COLLECTED DATA:
==*==

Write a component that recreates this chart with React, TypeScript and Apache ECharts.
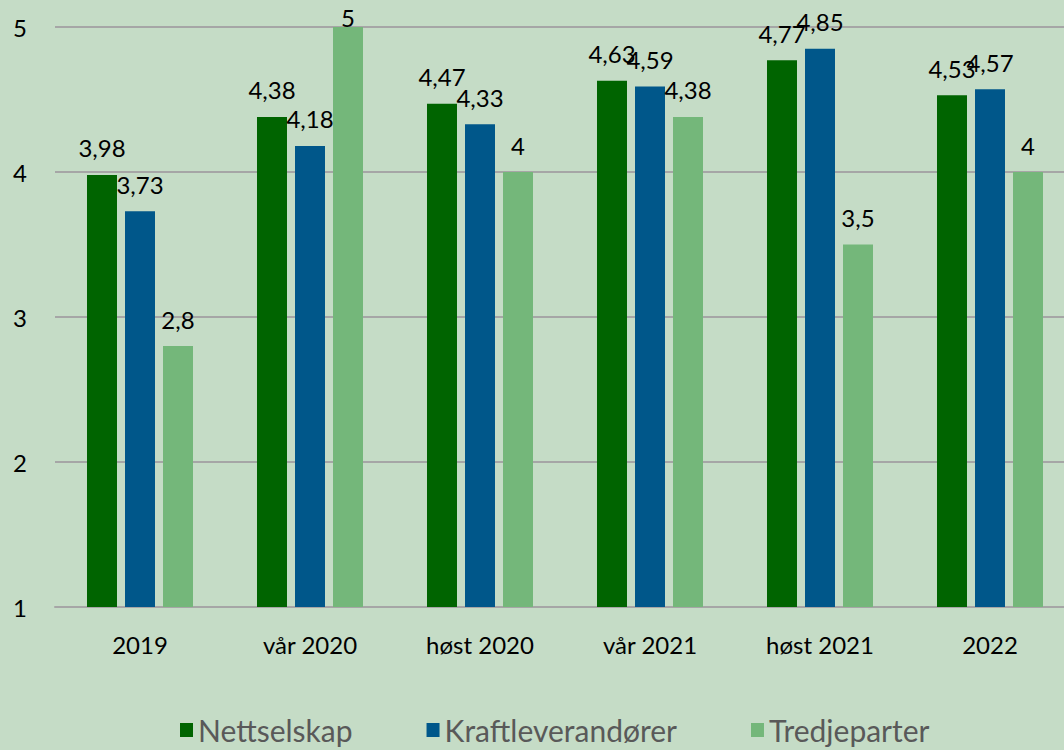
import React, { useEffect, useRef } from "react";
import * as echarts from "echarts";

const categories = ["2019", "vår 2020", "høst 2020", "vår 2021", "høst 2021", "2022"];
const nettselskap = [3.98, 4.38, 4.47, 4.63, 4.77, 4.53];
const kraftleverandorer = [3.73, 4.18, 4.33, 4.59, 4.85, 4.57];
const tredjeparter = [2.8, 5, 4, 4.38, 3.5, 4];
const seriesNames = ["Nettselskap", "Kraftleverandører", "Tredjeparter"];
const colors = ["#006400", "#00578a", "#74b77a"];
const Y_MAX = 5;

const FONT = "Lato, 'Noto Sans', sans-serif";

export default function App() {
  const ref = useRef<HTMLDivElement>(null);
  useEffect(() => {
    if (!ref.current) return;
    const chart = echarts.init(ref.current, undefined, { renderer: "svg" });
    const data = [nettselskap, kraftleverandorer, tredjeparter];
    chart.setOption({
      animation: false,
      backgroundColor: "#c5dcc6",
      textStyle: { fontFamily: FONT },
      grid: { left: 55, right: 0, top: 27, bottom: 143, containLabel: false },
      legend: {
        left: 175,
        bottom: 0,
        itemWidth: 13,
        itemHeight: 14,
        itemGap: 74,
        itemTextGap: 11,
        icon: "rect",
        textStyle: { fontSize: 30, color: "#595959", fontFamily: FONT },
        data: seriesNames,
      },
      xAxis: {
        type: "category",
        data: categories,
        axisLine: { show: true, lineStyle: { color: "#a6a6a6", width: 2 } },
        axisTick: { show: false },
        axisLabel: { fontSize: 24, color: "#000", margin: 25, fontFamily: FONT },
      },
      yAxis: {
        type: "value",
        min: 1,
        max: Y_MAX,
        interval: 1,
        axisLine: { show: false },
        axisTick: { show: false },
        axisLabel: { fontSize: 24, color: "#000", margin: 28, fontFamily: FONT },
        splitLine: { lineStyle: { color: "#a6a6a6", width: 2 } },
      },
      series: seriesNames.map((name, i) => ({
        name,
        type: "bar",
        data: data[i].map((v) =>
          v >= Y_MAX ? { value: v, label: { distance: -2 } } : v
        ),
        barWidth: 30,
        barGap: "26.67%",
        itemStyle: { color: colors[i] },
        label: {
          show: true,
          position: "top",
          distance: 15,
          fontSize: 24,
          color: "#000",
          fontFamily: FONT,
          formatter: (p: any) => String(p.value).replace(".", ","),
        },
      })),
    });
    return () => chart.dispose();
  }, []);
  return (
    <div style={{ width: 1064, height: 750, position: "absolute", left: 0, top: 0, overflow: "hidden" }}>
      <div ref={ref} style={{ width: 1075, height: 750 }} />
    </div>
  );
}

==*==

WHAT THE TASK REQUIRES:
Repeat the material above in full and exactly, apart from the pictures.

RESULT OF THE EXERCISE:
Write a component that recreates this chart with React, TypeScript and Apache ECharts.
import React, { useEffect, useRef } from "react";
import * as echarts from "echarts";

const categories = ["2019", "vår 2020", "høst 2020", "vår 2021", "høst 2021", "2022"];
const nettselskap = [3.98, 4.38, 4.47, 4.63, 4.77, 4.53];
const kraftleverandorer = [3.73, 4.18, 4.33, 4.59, 4.85, 4.57];
const tredjeparter = [2.8, 5, 4, 4.38, 3.5, 4];
const seriesNames = ["Nettselskap", "Kraftleverandører", "Tredjeparter"];
const colors = ["#006400", "#00578a", "#74b77a"];
const Y_MAX = 5;

const FONT = "Lato, 'Noto Sans', sans-serif";

export default function App() {
  const ref = useRef<HTMLDivElement>(null);
  useEffect(() => {
    if (!ref.current) return;
    const chart = echarts.init(ref.current, undefined, { renderer: "svg" });
    const data = [nettselskap, kraftleverandorer, tredjeparter];
    chart.setOption({
      animation: false,
      backgroundColor: "#c5dcc6",
      textStyle: { fontFamily: FONT },
      grid: { left: 55, right: 0, top: 27, bottom: 143, containLabel: false },
      legend: {
        left: 175,
        bottom: 0,
        itemWidth: 13,
        itemHeight: 14,
        itemGap: 74,
        itemTextGap: 11,
        icon: "rect",
        textStyle: { fontSize: 30, color: "#595959", fontFamily: FONT },
        data: seriesNames,
      },
      xAxis: {
        type: "category",
        data: categories,
        axisLine: { show: true, lineStyle: { color: "#a6a6a6", width: 2 } },
        axisTick: { show: false },
        axisLabel: { fontSize: 24, color: "#000", margin: 25, fontFamily: FONT },
      },
      yAxis: {
        type: "value",
        min: 1,
        max: Y_MAX,
        interval: 1,
        axisLine: { show: false },
        axisTick: { show: false },
        axisLabel: { fontSize: 24, color: "#000", margin: 28, fontFamily: FONT },
        splitLine: { lineStyle: { color: "#a6a6a6", width: 2 } },
      },
      series: seriesNames.map((name, i) => ({
        name,
        type: "bar",
        data: data[i].map((v) =>
          v >= Y_MAX ? { value: v, label: { distance: -2 } } : v
        ),
        barWidth: 30,
        barGap: "26.67%",
        itemStyle: { color: colors[i] },
        label: {
          show: true,
          position: "top",
          distance: 15,
          fontSize: 24,
          color: "#000",
          fontFamily: FONT,
          formatter: (p: any) => String(p.value).replace(".", ","),
        },
      })),
    });
    return () => chart.dispose();
  }, []);
  return (
    <div style={{ width: 1064, height: 750, position: "absolute", left: 0, top: 0, overflow: "hidden" }}>
      <div ref={ref} style={{ width: 1075, height: 750 }} />
    </div>
  );
}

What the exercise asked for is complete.